There are many other things, like, for example, JSON has too many of the "false" values. When different languages generate JSON they may interpret things like "missing key" and "key with the value null" as the same thing or as a different thing. Similarly, for some "false" and "null" are the same thing, while for others it's not.

fauigerzigerk · on Aug 21, 2023

>few people are aware that JSON allows key duplication in "hash-tables"

I would say it's the other way around. Many people seem to think that duplicate keys are allowed in JSON, but the spec says "An object is an unordered set of name/value pairs". Sets, by definition, do not allow duplicates.

https://www.json.org/json-en.html

>There are many other things, like, for example, JSON has too many of the "false" values. When different languages generate JSON they may interpret things like "missing key" and "key with the value null" as the same thing or as a different thing. Similarly, for some "false" and "null" are the same thing, while for others it's not.

I don't see how this is a JSON issue. There's only one false value in JSON. If some application code or mapping library is hellbent on misinterpreting all sorts of things as false then there is no way to stop that on a data format level.

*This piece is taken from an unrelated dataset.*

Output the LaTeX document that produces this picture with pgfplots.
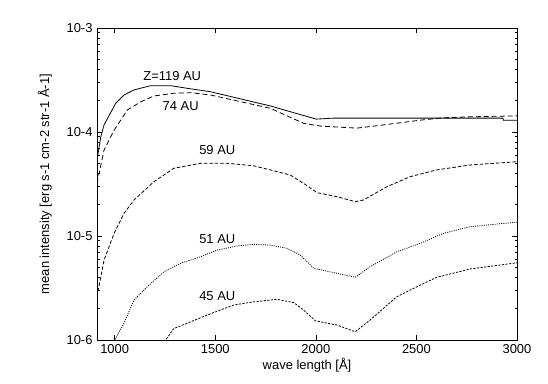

What I do agree with is your critcism of how the interpretation of long numbers is left unspecified in the JSON spec. This is just sloppy and should be fixed.

bryanrasmussen · on Aug 21, 2023

if you are making JSON data to use in your language and application you will probably not have any problem. But as in any thing there can interoperability issues between implementations and programming languages - especially if your JSON is being generated and consumed by your JavaScript site

some potential issues https://bishopfox.com/blog/json-interoperability-vulnerabili...

on edit: not parent commenter of course, just what I think they might have meant.

geysersam · on Aug 21, 2023

That's very interesting! Thanks for the link.